Reviews

Rocket to the Moon

The middle-aged dentist in Clifford Odets’ Rocket to the Moon is brought up sharp by a visiting entrepreneur: “Years of dentistry have gone to your head.” The man’s touching 40, and his life is going nowhere. Or wasn’t, until the new secretary turned up.

Ben Stark (Joseph Millson) has been married for ten years to Belle (Keeley Hawes). They lost a baby and have been squabbling ever since. Her father, Mr Prince (Nicholas Woodeson), wealthy and widowed, with a penchant for Heifetz playing the violin, calls by to add insults to injury, and tops that by trying to date the delectable Cleo Singer (Jessica Raine), who has fallen for the boss.

It’s New York in 1938, it’s summer, and it’s very hot, though you wouldn’t know any of those things from Angus Jackson’s torpid production. The American accents are so dreadful you wonder why they didn’t just set the whole thing in Wycombe and be done with it. The dental surgery designed by Anthony Ward has a meaningless corridor taking up space and a battery of lights that are never used.
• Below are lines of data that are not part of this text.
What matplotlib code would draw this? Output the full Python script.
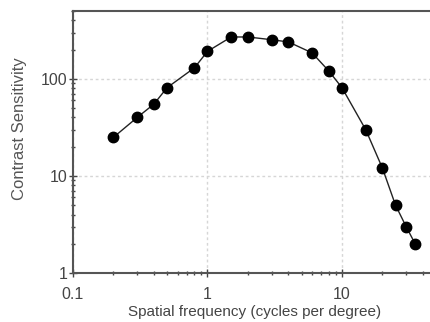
import matplotlib
matplotlib.use("Agg")
import matplotlib.pyplot as plt
from matplotlib.ticker import LogLocator, NullFormatter

plt.rcParams['font.family'] = ['Liberation Sans', 'DejaVu Sans']

freq = [0.2, 0.3, 0.4, 0.5, 0.8, 1.0, 1.5, 2.0, 3.0, 4.0, 6.0, 8.0, 10.0, 15.0, 20.0, 25.0, 30.0, 35.0]
sens = [25, 40, 55, 81, 130, 192, 270, 270, 253, 240, 185, 120, 81, 30, 12, 5.0, 3.0, 2.0]
xticks = [0.1, 1, 10]
xticklabels = ["0.1", "1", "10"]
yticks = [1, 10, 100]
yticklabels = ["1", "10", "100"]

fig = plt.figure(figsize=(4.30, 3.22), dpi=100)
ax = fig.add_axes([73/430, 49/322, (436-73)/430, (273-11)/322])
ax.set_xscale('log')
ax.set_yscale('log')
ax.set_xlim(0.1, 50)
ax.set_ylim(1, 500)

ax.plot(freq, sens, color='#222222', lw=1.0, marker='o', markersize=7.5,
        markerfacecolor='black', markeredgecolor='black', zorder=3)

ax.set_xticks(xticks)
ax.set_xticklabels(xticklabels)
ax.set_yticks(yticks)
ax.set_yticklabels(yticklabels)
ax.xaxis.set_minor_locator(LogLocator(base=10, subs=range(2, 10)))
ax.yaxis.set_minor_locator(LogLocator(base=10, subs=range(2, 10)))
ax.xaxis.set_minor_formatter(NullFormatter())
ax.yaxis.set_minor_formatter(NullFormatter())

ax.grid(True, which='major', color='#d6d6d6', linestyle=(0, (2, 2)), lw=1.0, zorder=0)

for s in ['left', 'bottom', 'top']:
    ax.spines[s].set_color('#555555')
    ax.spines[s].set_linewidth(1.5)
ax.spines['right'].set_visible(False)

ax.tick_params(which='major', direction='inout', length=6, width=1, color='#444444',
               labelsize=11.5, labelcolor='#444444')
ax.tick_params(axis='x', which='major', pad=7)
ax.tick_params(axis='y', which='major', pad=1)
ax.tick_params(which='minor', direction='inout', length=3, width=1, color='#444444')
ax.tick_params(axis='x', which='both', top=False)

ax.set_xlabel('Spatial frequency (cycles per degree)', fontsize=11, color='#444444', labelpad=2)
ax.set_ylabel('Contrast Sensitivity', fontsize=12, color='#555555')
ax.yaxis.set_label_coords(-0.127, 0.55)

fig.savefig('out.png', dpi=100)
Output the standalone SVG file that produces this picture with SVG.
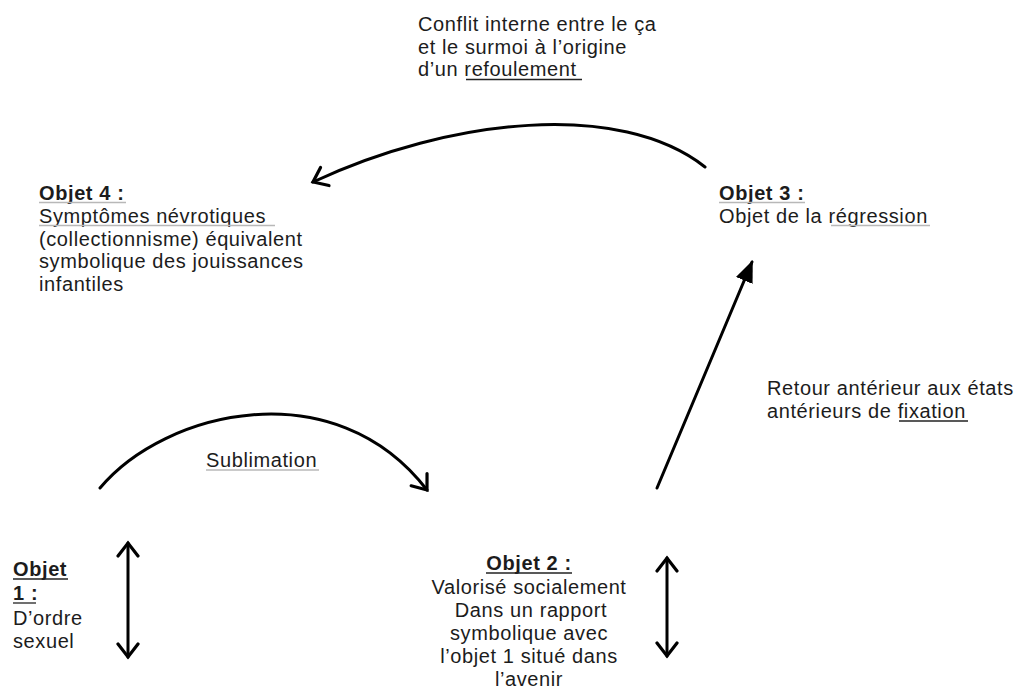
<svg xmlns="http://www.w3.org/2000/svg" width="1019" height="690" viewBox="0 0 1019 690">
<style>
.t{font-family:"Liberation Sans",Arial,sans-serif;font-size:20px;letter-spacing:0.6px;fill:#1c1c1c}
.b{font-weight:bold}
.c{stroke:#000;stroke-width:3;fill:none;stroke-linecap:round}
.ul{stroke:#222;stroke-width:1.3}
.ug{stroke:#b8b8b8;stroke-width:1.6}
</style>
<defs>
<marker id="open" markerUnits="userSpaceOnUse" markerWidth="26" markerHeight="26" refX="15" refY="11" orient="auto-start-reverse" viewBox="0 0 26 22">
<path d="M2,1 L15,11 L2,21" fill="none" stroke="#000" stroke-width="3.2" stroke-linecap="round" stroke-linejoin="miter"/>
</marker>
<marker id="solid" markerUnits="userSpaceOnUse" markerWidth="24" markerHeight="20" refX="20" refY="9" orient="auto" viewBox="0 0 24 18">
<path d="M0,0 L22,9 L0,18 Z" fill="#000"/>
</marker>
</defs>
<rect width="1019" height="690" fill="#fff"/>
<g id="connectors">
<path class="c" d="M705,167 C620,100 450,118 313,182" marker-end="url(#open)"/>
<path class="c" d="M100,488 C165,410 335,370 427,490" marker-end="url(#open)"/>
<path class="c" d="M657,488 L752,262" marker-end="url(#solid)"/>
<path class="c" d="M128,543 L128,657" marker-start="url(#open)" marker-end="url(#open)"/>
<path class="c" d="M667,558 L667,656" marker-start="url(#open)" marker-end="url(#open)"/>
</g>
<g id="label-conflit">
<text class="t" x="418" y="31">Conflit interne entre le ça</text>
<text class="t" x="418" y="53.5">et le surmoi à l’origine</text>
<text class="t" x="418" y="76">d’un refoulement</text>
<line class="ul" x1="466" y1="79.5" x2="582" y2="79.5"/>
</g>
<g id="objet4">
<text class="t b" x="39" y="200">Objet 4 :</text>
<line class="ug" x1="39" y1="202.5" x2="126" y2="202.5"/>
<text class="t" x="39" y="223">Symptômes névrotiques</text>
<line class="ug" x1="39" y1="225.5" x2="275" y2="225.5"/>
<text class="t" x="39" y="245.5">(collectionnisme) équivalent</text>
<text class="t" x="39" y="268">symbolique des jouissances</text>
<text class="t" x="39" y="290.5">infantiles</text>
</g>
<g id="objet3">
<text class="t b" x="719" y="200">Objet 3 :</text>
<line class="ug" x1="719" y1="202.5" x2="805" y2="202.5"/>
<text class="t" x="719" y="223">Objet de la régression</text>
<line class="ug" x1="831" y1="225.5" x2="930" y2="225.5"/>
</g>
<g id="label-retour">
<text class="t" x="767" y="395">Retour antérieur aux états</text>
<text class="t" x="767" y="418">antérieurs de fixation</text>
<line class="ul" x1="899" y1="421" x2="968" y2="421"/>
</g>
<g id="label-sublimation">
<text class="t" x="206" y="467">Sublimation</text>
<line class="ug" x1="206" y1="470" x2="319" y2="470"/>
</g>
<g id="objet1">
<text class="t b" x="13" y="576">Objet</text>
<line class="ul" x1="13" y1="579" x2="68" y2="579"/>
<text class="t b" x="13" y="600">1 :</text>
<line class="ul" x1="13" y1="603" x2="36" y2="603"/>
<text class="t" x="13" y="625">D’ordre</text>
<text class="t" x="13" y="648">sexuel</text>
</g>
<g id="objet2">
<text class="t b" x="529" y="570" text-anchor="middle">Objet 2 :</text>
<line class="ul" x1="486" y1="573" x2="572" y2="573"/>
<text class="t" x="529" y="594" text-anchor="middle">Valorisé socialement</text>
<text class="t" x="531" y="617" text-anchor="middle">Dans un rapport</text>
<text class="t" x="529" y="640" text-anchor="middle">symbolique avec</text>
<text class="t" x="529" y="663" text-anchor="middle">l’objet 1 situé dans</text>
<text class="t" x="529" y="686" text-anchor="middle">l’avenir</text>
</g>
</svg>
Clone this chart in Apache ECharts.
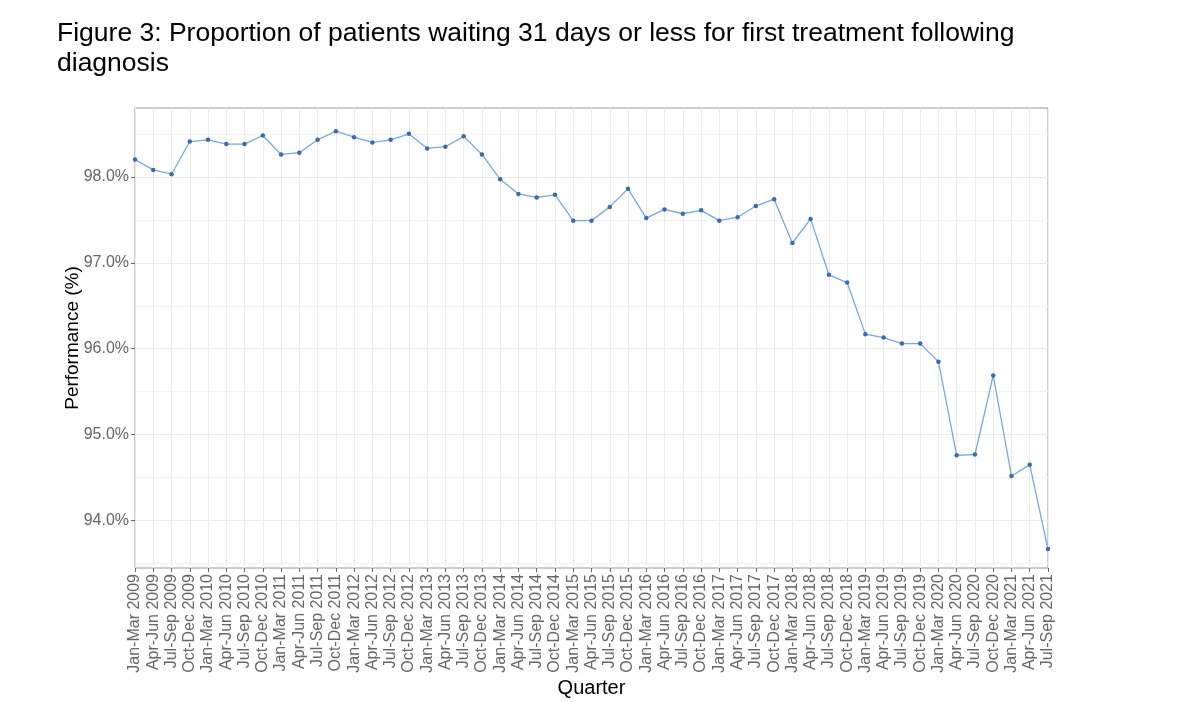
<!DOCTYPE html>
<html>
<head>
<meta charset="utf-8">
<script src="https://cdn.jsdelivr.net/npm/echarts@6/dist/echarts.min.js"></script>
<style>
html,body{margin:0;padding:0;background:#fff;}
#chart{width:1192px;height:702px;}
</style>
</head>
<body>
<div id="chart"></div>
<script>
const quarters = [
"Jan-Mar 2009","Apr-Jun 2009","Jul-Sep 2009","Oct-Dec 2009",
"Jan-Mar 2010","Apr-Jun 2010","Jul-Sep 2010","Oct-Dec 2010",
"Jan-Mar 2011","Apr-Jun 2011","Jul-Sep 2011","Oct-Dec 2011",
"Jan-Mar 2012","Apr-Jun 2012","Jul-Sep 2012","Oct-Dec 2012",
"Jan-Mar 2013","Apr-Jun 2013","Jul-Sep 2013","Oct-Dec 2013",
"Jan-Mar 2014","Apr-Jun 2014","Jul-Sep 2014","Oct-Dec 2014",
"Jan-Mar 2015","Apr-Jun 2015","Jul-Sep 2015","Oct-Dec 2015",
"Jan-Mar 2016","Apr-Jun 2016","Jul-Sep 2016","Oct-Dec 2016",
"Jan-Mar 2017","Apr-Jun 2017","Jul-Sep 2017","Oct-Dec 2017",
"Jan-Mar 2018","Apr-Jun 2018","Jul-Sep 2018","Oct-Dec 2018",
"Jan-Mar 2019","Apr-Jun 2019","Jul-Sep 2019","Oct-Dec 2019",
"Jan-Mar 2020","Apr-Jun 2020","Jul-Sep 2020","Oct-Dec 2020",
"Jan-Mar 2021","Apr-Jun 2021","Jul-Sep 2021"
];
const performance = [
98.20,98.08,98.03,98.41,
98.43,98.38,98.38,98.48,
98.26,98.28,98.43,98.53,
98.46,98.40,98.43,98.50,
98.33,98.35,98.47,98.26,
97.97,97.80,97.76,97.79,
97.49,97.49,97.65,97.86,
97.52,97.62,97.57,97.61,
97.49,97.53,97.66,97.74,
97.23,97.51,96.86,96.77,
96.17,96.13,96.06,96.06,
95.85,94.76,94.77,95.69,
94.52,94.65,93.67
];
const yMajorTicks = [94,95,96,97,98];
const yMinorTicks = [93.5,94.5,95.5,96.5,97.5,98.5];
const yMin = 93.45, yMax = 98.80;

const chart = echarts.init(document.getElementById('chart'));
chart.setOption({
  backgroundColor:'#ffffff',
  animation:false,
  title:{
    text:'Figure 3: Proportion of patients waiting 31 days or less for first treatment following\ndiagnosis',
    left:52, top:14,
    textStyle:{fontFamily:'Liberation Sans, Arial, sans-serif',fontSize:26.5,fontWeight:'normal',color:'#000',lineHeight:30}
  },
  grid:{left:135,right:144,top:108,bottom:134,outerBoundsMode:'none',containLabel:false,show:true,borderColor:'#9a9a9a',borderWidth:1,backgroundColor:'#fff'},
  xAxis:{
    type:'category',
    data:quarters,
    boundaryGap:false,
    name:'Quarter',
    nameLocation:'middle',
    nameGap:110,
    nameMoveOverlap:false,
    nameTextStyle:{fontFamily:'Liberation Sans, Arial, sans-serif',fontSize:20,color:'#000'},
    axisLine:{show:false},
    axisTick:{show:true,interval:0,length:4,lineStyle:{color:'#666'}},
    axisLabel:{interval:0,rotate:90,margin:6,fontFamily:'Liberation Sans, Arial, sans-serif',fontSize:16,color:'#666'},
    splitLine:{show:true,interval:0,lineStyle:{color:'#ebebeb',width:1}}
  },
  yAxis:[{
    type:'value',
    min:yMin,max:yMax,
    name:'Performance (%)',
    nameLocation:'middle',
    nameGap:53,
    nameMoveOverlap:false,
    nameRotate:90,
    nameTextStyle:{fontFamily:'Liberation Sans, Arial, sans-serif',fontSize:19,color:'#000'},
    axisLine:{show:false},
    axisTick:{show:true,length:4,customValues:yMajorTicks,lineStyle:{color:'#666'}},
    axisLabel:{customValues:yMajorTicks,margin:6,fontFamily:'Liberation Sans, Arial, sans-serif',fontSize:16,color:'#666',
      formatter:v=>v.toFixed(1)+'%'},
    splitLine:{show:true,lineStyle:{color:'#ebebeb',width:1}}
  },{
    type:'value',
    min:yMin,max:yMax,
    position:'left',
    axisLine:{show:false},
    axisTick:{show:false,customValues:yMinorTicks},
    axisLabel:{show:false,customValues:yMinorTicks},
    splitLine:{show:true,lineStyle:{color:'#f4f4f4',width:1}}
  }],
  series:[{
    type:'line',
    data:performance,
    yAxisIndex:0,
    symbol:'circle',
    symbolSize:4.5,
    showSymbol:true,
    lineStyle:{color:'#78a8dc',width:1.3},
    itemStyle:{color:'#3b6ba8'},
    z:5
  }]
});
</script>
</body>
</html>
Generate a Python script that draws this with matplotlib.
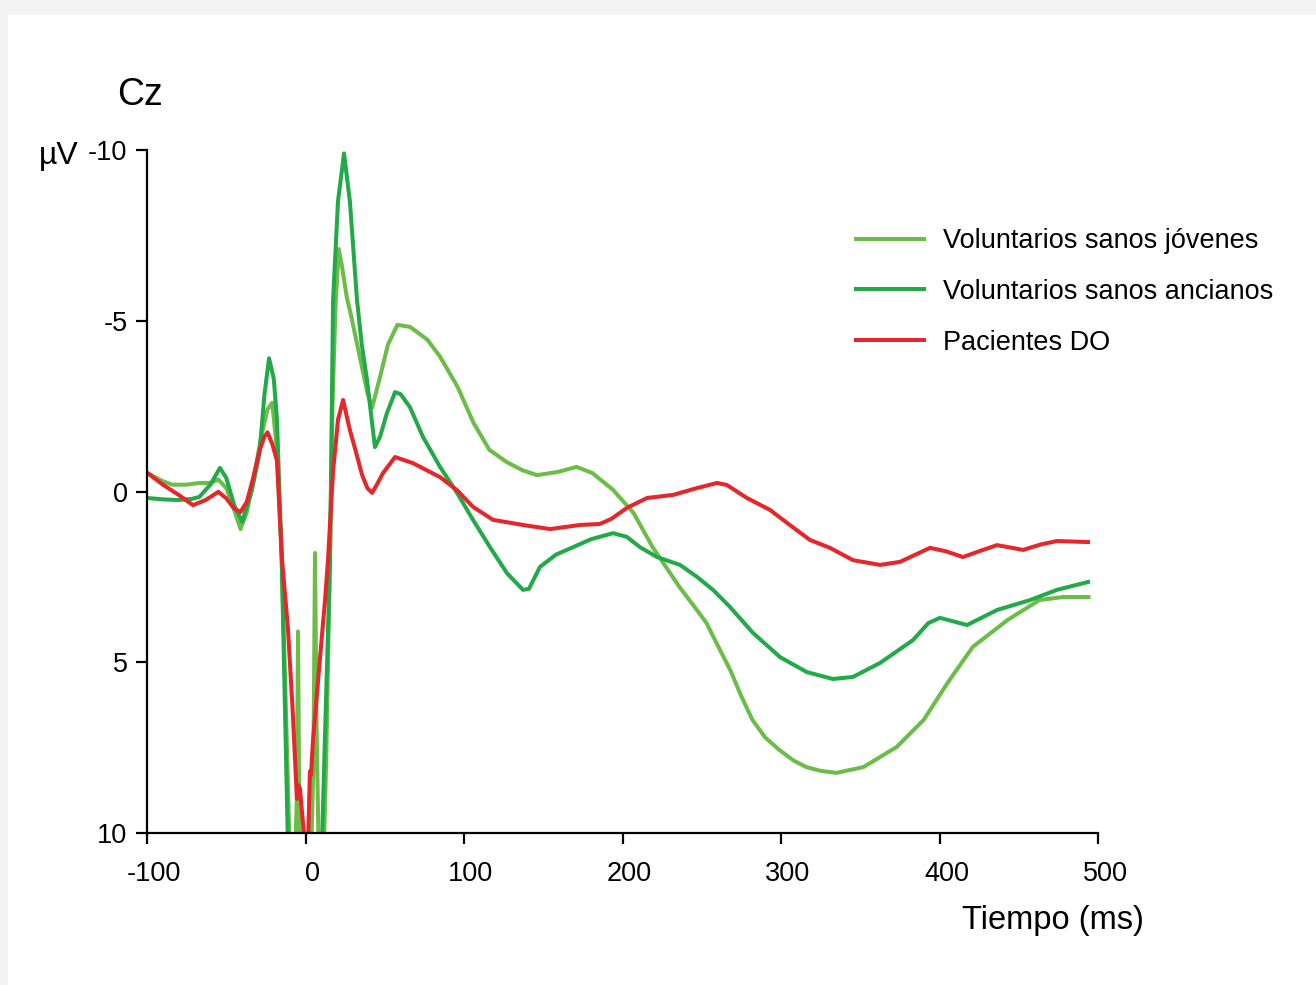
import numpy as np
import matplotlib.pyplot as plt
import matplotlib.transforms as mtransforms
from matplotlib.patches import Rectangle

plt.rcParams['font.family'] = ['Liberation Sans', 'DejaVu Sans']
plt.rcParams['axes.unicode_minus'] = False

# ERP at Cz, values in microvolts (negative up)
t_young = [-100, -90, -84, -75, -67, -60, -55, -50, -46, -41, -37, -33, -28, -24, -21,
           -18, -15, -12, -10, -7, -5.5, -4.7, -4, -3, 0, 3, 5, 6, 7, 8.5, 11, 13, 15,
           17, 19, 21, 23, 26, 29, 34, 39, 42, 47, 52, 58, 66, 77, 85, 96, 106, 116,
           127, 137, 146, 159, 171, 181, 194, 207, 219, 228, 236, 245, 253, 260, 268,
           275, 282, 290, 299, 308, 316, 325, 335, 352, 373, 390, 405, 421, 443, 463,
           478, 494]
v_young = [-0.55, -0.3, -0.2, -0.2, -0.25, -0.25, -0.35, -0.1, 0.4, 1.1, 0.6, -0.3, -1.6,
           -2.4, -2.6, -1.2, 2.0, 7.0, 10.5, 11.5, 9.0, 4.1, 9.0, 11.5, 12.0, 11.5, 8.0,
           1.8, 7.0, 11.0, 11.5, 8.0, 3.0, -2.5, -5.5, -7.1, -6.6, -5.7, -5.1, -4.0, -2.9,
           -2.45, -3.35, -4.3, -4.88, -4.82, -4.44, -3.94, -3.06, -2.01, -1.22, -0.86,
           -0.62, -0.48, -0.57, -0.72, -0.54, -0.05, 0.63, 1.63, 2.25, 2.8, 3.35, 3.85,
           4.5, 5.23, 6.0, 6.69, 7.2, 7.57, 7.88, 8.07, 8.18, 8.24, 8.07, 7.48, 6.69,
           5.61, 4.55, 3.76, 3.18, 3.09, 3.09]

t_old = [-100, -90, -81, -72, -67, -60, -54, -50, -45, -40, -34, -29, -26, -23, -20, -18,
         -15, -11, -8, 0, 8, 10.4, 13, 15.5, 17.4, 20.5, 24.3, 28, 32.5, 35.5, 38.8,
         43.8, 47, 51.4, 56.5, 60, 65.9, 74.1, 84.9, 95.6, 105.7, 116.4, 127.1, 137.2,
         141, 147.9, 158, 168.8, 180, 194, 202.8, 211, 221.8, 236.3, 247, 257.1, 267.8,
         282.3, 299.4, 316.4, 332.8, 345.4, 362.5, 383.3, 393, 400.3, 417.4, 436.3,
         457.1, 474.1, 493.7]
v_old = [0.19, 0.23, 0.25, 0.22, 0.16, -0.2, -0.69, -0.4, 0.4, 0.89, 0.0, -1.13, -2.8,
         -3.9, -3.3, -2.1, 2.0, 10.5, 12.0, 12.0, 12.0, 10.3, 6.0, 2.0, -5.6, -8.5, -9.9,
         -8.5, -5.6, -4.3, -3.27, -1.3, -1.6, -2.3, -2.91, -2.85, -2.47, -1.6, -0.72,
         0.04, 0.83, 1.63, 2.39, 2.88, 2.85, 2.21, 1.85, 1.63, 1.4, 1.22, 1.33, 1.63,
         1.92, 2.15, 2.5, 2.88, 3.38, 4.14, 4.85, 5.29, 5.49, 5.43, 5.02, 4.35, 3.85,
         3.7, 3.91, 3.47, 3.18, 2.88, 2.65]

t_do = [-100, -90, -80, -71, -63, -55, -50, -45, -41, -37, -33, -29, -26, -24, -21, -18,
        -14.8, -11, -8, -5.4, -4.5, -3.5, -2, 0, 1.5, 2.8, 3.5, 4.7, 9.1, 12.3, 14.2,
        17.4, 20.5, 23.7, 28, 31, 35.6, 39, 42, 45, 48.9, 56.5, 67.8, 84.9, 95.6, 105.7,
        118.3, 137.2, 154.3, 173.2, 185.8, 193, 202.8, 215.5, 231.9, 247, 259.6, 265.9,
        278.5, 293.1, 303.8, 318.3, 330.9, 345.4, 362.5, 375.1, 394, 404, 414.8, 425,
        436.3, 452.7, 464, 474.1, 493.7]
v_do = [-0.55, -0.2, 0.1, 0.4, 0.25, 0.01, 0.2, 0.5, 0.6, 0.3, -0.4, -1.2, -1.6, -1.73,
        -1.4, -0.9, 2.0, 4.06, 6.5, 9.0, 8.6, 8.7, 9.5, 10.5, 10.5, 8.2, 8.3, 7.3, 4.9,
        3.2, 2.0, -0.6, -2.1, -2.68, -1.8, -1.3, -0.5, -0.1, 0.04, -0.2, -0.54, -1.01,
        -0.83, -0.42, -0.04, 0.45, 0.83, 0.98, 1.1, 0.98, 0.95, 0.8, 0.48, 0.19, 0.1,
        -0.1, -0.25, -0.19, 0.19, 0.54, 0.92, 1.42, 1.65, 2.01, 2.15, 2.06, 1.65, 1.75,
        1.92, 1.75, 1.57, 1.71, 1.55, 1.45, 1.48]

labels = ['Voluntarios sanos jóvenes', 'Voluntarios sanos ancianos', 'Pacientes DO']
colors = ['#6cbd48', '#22aa48', '#e5262a']
x_ticks = [-100, 0, 100, 200, 300, 400, 500]
y_ticks = [-10, -5, 0, 5, 10]

fig = plt.figure(figsize=(13.16, 9.85), dpi=100)
fig.patch.set_facecolor('#f3f3f3')
fig.patches.append(Rectangle((8 / 1316, 0), 1, 1 - 15 / 985, transform=fig.transFigure,
                             facecolor='white', edgecolor='none', zorder=-10))

ax = fig.add_axes([147 / 1316, 1 - 833 / 985, 951 / 1316, 683 / 985])
ax.patch.set_alpha(0)

ax.plot(t_young, v_young, color=colors[0], lw=2.9, label=labels[0], solid_joinstyle='round')
ax.plot(t_old, v_old, color=colors[1], lw=2.9, label=labels[1], solid_joinstyle='round')
ax.plot(t_do, v_do, color=colors[2], lw=2.9, label=labels[2], solid_joinstyle='round')

ax.set_xlim(-100, 500)
ax.set_ylim(10, -10)
ax.set_xticks(x_ticks)
ax.set_yticks(y_ticks)
ax.spines['top'].set_visible(False)
ax.spines['right'].set_visible(False)
for s in ['left', 'bottom']:
    ax.spines[s].set_linewidth(1.6)
ax.tick_params(direction='out', length=8, width=1.6, labelsize=19.5)
ax.tick_params(axis='x', pad=12)
ax.tick_params(axis='y', pad=6)

offset = mtransforms.ScaledTranslation(7 / 100, 0, fig.dpi_scale_trans)
for lab in ax.get_xticklabels():
    lab.set_transform(lab.get_transform() + offset)

fig.text(117 / 1316, 1 - 95 / 985, 'Cz', fontsize=27, va='center', ha='left')
fig.text(39 / 1316, 1 - 156 / 985, 'µV', fontsize=23, va='center', ha='left')
fig.text(1053 / 1316, 1 - 921 / 985, 'Tiempo (ms)', fontsize=23.5, va='center', ha='center')

ax.legend(loc='upper left', bbox_to_anchor=(856 / 1316, 1 - 228 / 985),
          bbox_transform=fig.transFigure, frameon=False, fontsize=19.5,
          handlelength=2.5, handletextpad=0.7, labelspacing=0.92, borderpad=0,
          borderaxespad=0)

fig.savefig('out.png', dpi=100)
But the play itself is so captivating, and so well written, the callowness of the acting – whoever thought Keeley Hawes could be a tough Jewish wife with so little stage experience; why does Woodeson keep going into bad Groucho impressions? – is just about bearable.

And Jessica Raine, once she gets over a desperate bid to be funny and gawky in a role that could have been written for Marilyn Monroe, is really quite touching as a little lost girl who wants to be loved and craves a whole full world, with all the trimmings.

The play slides craftily from Ben’s menopausal crisis into Cleo’s bid for affection and meaningful occupation, fighting off Mr Prince, the wolfish Willy Wax (Tim Steed) and settling into a mature agreement with Ben, who closes the play with a shake of his head: “What I don’t know would fill a book.”

Millson is the one actor fully at home in the idiom of the play, and he strikes a full range of emotions while revealing a full set of splendid gnashers, as befits his calling. And Peter Sullivan as another dentist, sharing the surgery, at least hints at the Depression era with his empty appointments book and addiction to Scotch coffee.

The play, which seems forward-looking in themes and comic language (Arthur Miller, Neil Simon and countless American film comedies are all anticipated) is so rarely seen – last at Hampstead Theatre in 1982, directed by Robin Lefèvre – you’d want to catch it, even though you might ask, “Odets, where is thy sting?”